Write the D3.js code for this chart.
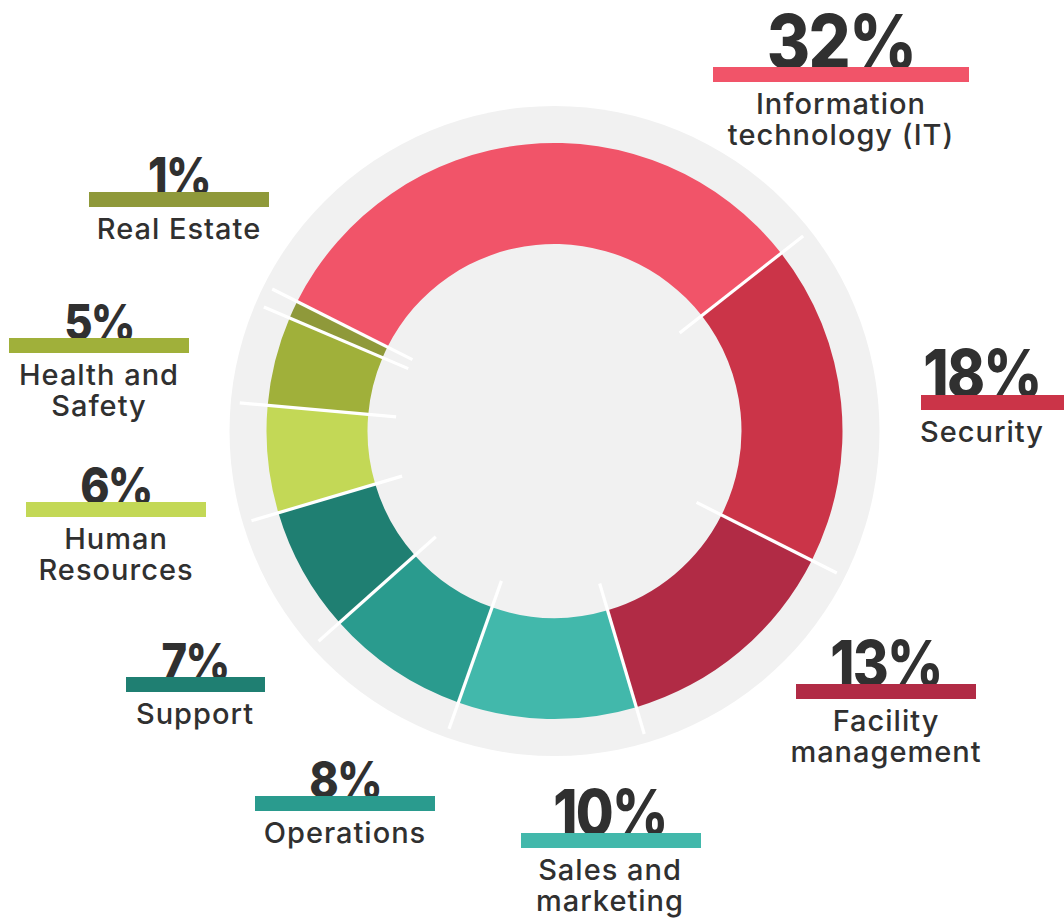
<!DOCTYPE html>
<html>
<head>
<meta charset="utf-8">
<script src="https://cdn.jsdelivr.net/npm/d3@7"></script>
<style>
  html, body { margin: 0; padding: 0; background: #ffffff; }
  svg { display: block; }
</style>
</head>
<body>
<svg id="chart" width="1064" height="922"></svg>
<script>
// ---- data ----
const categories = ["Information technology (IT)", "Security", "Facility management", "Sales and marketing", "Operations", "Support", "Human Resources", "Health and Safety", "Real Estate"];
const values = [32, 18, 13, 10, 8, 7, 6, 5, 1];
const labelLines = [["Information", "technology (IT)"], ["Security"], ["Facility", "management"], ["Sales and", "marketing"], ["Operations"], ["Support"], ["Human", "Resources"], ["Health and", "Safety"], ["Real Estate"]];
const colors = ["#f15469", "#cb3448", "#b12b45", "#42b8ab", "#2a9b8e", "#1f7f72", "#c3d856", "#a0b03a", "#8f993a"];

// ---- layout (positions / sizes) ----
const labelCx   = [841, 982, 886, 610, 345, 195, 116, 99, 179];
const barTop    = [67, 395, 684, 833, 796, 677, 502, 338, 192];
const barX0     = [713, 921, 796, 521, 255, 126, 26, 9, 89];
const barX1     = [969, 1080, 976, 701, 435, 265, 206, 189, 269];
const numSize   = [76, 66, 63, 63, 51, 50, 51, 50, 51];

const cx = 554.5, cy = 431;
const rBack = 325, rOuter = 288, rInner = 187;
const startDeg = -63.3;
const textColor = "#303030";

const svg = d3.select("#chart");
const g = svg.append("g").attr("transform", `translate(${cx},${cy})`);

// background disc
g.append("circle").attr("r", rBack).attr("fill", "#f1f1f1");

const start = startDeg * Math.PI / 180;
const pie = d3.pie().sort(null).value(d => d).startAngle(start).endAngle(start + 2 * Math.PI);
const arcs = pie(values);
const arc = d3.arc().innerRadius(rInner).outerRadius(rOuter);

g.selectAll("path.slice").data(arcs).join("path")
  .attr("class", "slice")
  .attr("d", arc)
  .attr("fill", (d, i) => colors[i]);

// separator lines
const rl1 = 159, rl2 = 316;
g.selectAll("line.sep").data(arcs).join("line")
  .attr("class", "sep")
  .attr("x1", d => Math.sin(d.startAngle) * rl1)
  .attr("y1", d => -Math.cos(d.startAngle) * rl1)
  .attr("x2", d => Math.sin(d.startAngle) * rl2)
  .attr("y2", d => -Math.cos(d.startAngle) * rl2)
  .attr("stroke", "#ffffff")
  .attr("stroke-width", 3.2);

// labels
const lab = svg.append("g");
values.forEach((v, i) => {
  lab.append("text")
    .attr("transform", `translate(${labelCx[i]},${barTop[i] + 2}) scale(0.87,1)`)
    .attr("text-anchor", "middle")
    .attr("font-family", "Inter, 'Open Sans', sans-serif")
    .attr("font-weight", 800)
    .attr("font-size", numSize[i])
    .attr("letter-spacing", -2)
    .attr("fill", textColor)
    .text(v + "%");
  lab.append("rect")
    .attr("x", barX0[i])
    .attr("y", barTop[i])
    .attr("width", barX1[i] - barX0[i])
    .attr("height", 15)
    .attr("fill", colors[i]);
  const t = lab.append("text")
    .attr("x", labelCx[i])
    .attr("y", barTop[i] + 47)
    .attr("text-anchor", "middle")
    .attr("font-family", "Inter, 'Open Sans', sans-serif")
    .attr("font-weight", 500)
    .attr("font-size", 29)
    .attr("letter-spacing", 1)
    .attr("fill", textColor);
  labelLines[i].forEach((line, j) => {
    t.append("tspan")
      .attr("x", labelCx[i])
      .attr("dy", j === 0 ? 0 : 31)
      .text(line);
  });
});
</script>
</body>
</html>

--------------------------------------------------

Copy the listing word for word, excluding its pictures.

Write the D3.js code for this chart.
<!DOCTYPE html>
<html>
<head>
<meta charset="utf-8">
<script src="https://cdn.jsdelivr.net/npm/d3@7"></script>
<style>
  html, body { margin: 0; padding: 0; background: #ffffff; }
  svg { display: block; }
</style>
</head>
<body>
<svg id="chart" width="1064" height="922"></svg>
<script>
// ---- data ----
const categories = ["Information technology (IT)", "Security", "Facility management", "Sales and marketing", "Operations", "Support", "Human Resources", "Health and Safety", "Real Estate"];
const values = [32, 18, 13, 10, 8, 7, 6, 5, 1];
const labelLines = [["Information", "technology (IT)"], ["Security"], ["Facility", "management"], ["Sales and", "marketing"], ["Operations"], ["Support"], ["Human", "Resources"], ["Health and", "Safety"], ["Real Estate"]];
const colors = ["#f15469", "#cb3448", "#b12b45", "#42b8ab", "#2a9b8e", "#1f7f72", "#c3d856", "#a0b03a", "#8f993a"];

// ---- layout (positions / sizes) ----
const labelCx   = [841, 982, 886, 610, 345, 195, 116, 99, 179];
const barTop    = [67, 395, 684, 833, 796, 677, 502, 338, 192];
const barX0     = [713, 921, 796, 521, 255, 126, 26, 9, 89];
const barX1     = [969, 1080, 976, 701, 435, 265, 206, 189, 269];
const numSize   = [76, 66, 63, 63, 51, 50, 51, 50, 51];

const cx = 554.5, cy = 431;
const rBack = 325, rOuter = 288, rInner = 187;
const startDeg = -63.3;
const textColor = "#303030";

const svg = d3.select("#chart");
const g = svg.append("g").attr("transform", `translate(${cx},${cy})`);

// background disc
g.append("circle").attr("r", rBack).attr("fill", "#f1f1f1");

const start = startDeg * Math.PI / 180;
const pie = d3.pie().sort(null).value(d => d).startAngle(start).endAngle(start + 2 * Math.PI);
const arcs = pie(values);
const arc = d3.arc().innerRadius(rInner).outerRadius(rOuter);

g.selectAll("path.slice").data(arcs).join("path")
  .attr("class", "slice")
  .attr("d", arc)
  .attr("fill", (d, i) => colors[i]);

// separator lines
const rl1 = 159, rl2 = 316;
g.selectAll("line.sep").data(arcs).join("line")
  .attr("class", "sep")
  .attr("x1", d => Math.sin(d.startAngle) * rl1)
  .attr("y1", d => -Math.cos(d.startAngle) * rl1)
  .attr("x2", d => Math.sin(d.startAngle) * rl2)
  .attr("y2", d => -Math.cos(d.startAngle) * rl2)
  .attr("stroke", "#ffffff")
  .attr("stroke-width", 3.2);

// labels
const lab = svg.append("g");
values.forEach((v, i) => {
  lab.append("text")
    .attr("transform", `translate(${labelCx[i]},${barTop[i] + 2}) scale(0.87,1)`)
    .attr("text-anchor", "middle")
    .attr("font-family", "Inter, 'Open Sans', sans-serif")
    .attr("font-weight", 800)
    .attr("font-size", numSize[i])
    .attr("letter-spacing", -2)
    .attr("fill", textColor)
    .text(v + "%");
  lab.append("rect")
    .attr("x", barX0[i])
    .attr("y", barTop[i])
    .attr("width", barX1[i] - barX0[i])
    .attr("height", 15)
    .attr("fill", colors[i]);
  const t = lab.append("text")
    .attr("x", labelCx[i])
    .attr("y", barTop[i] + 47)
    .attr("text-anchor", "middle")
    .attr("font-family", "Inter, 'Open Sans', sans-serif")
    .attr("font-weight", 500)
    .attr("font-size", 29)
    .attr("letter-spacing", 1)
    .attr("fill", textColor);
  labelLines[i].forEach((line, j) => {
    t.append("tspan")
      .attr("x", labelCx[i])
      .attr("dy", j === 0 ? 0 : 31)
      .text(line);
  });
});
</script>
</body>
</html>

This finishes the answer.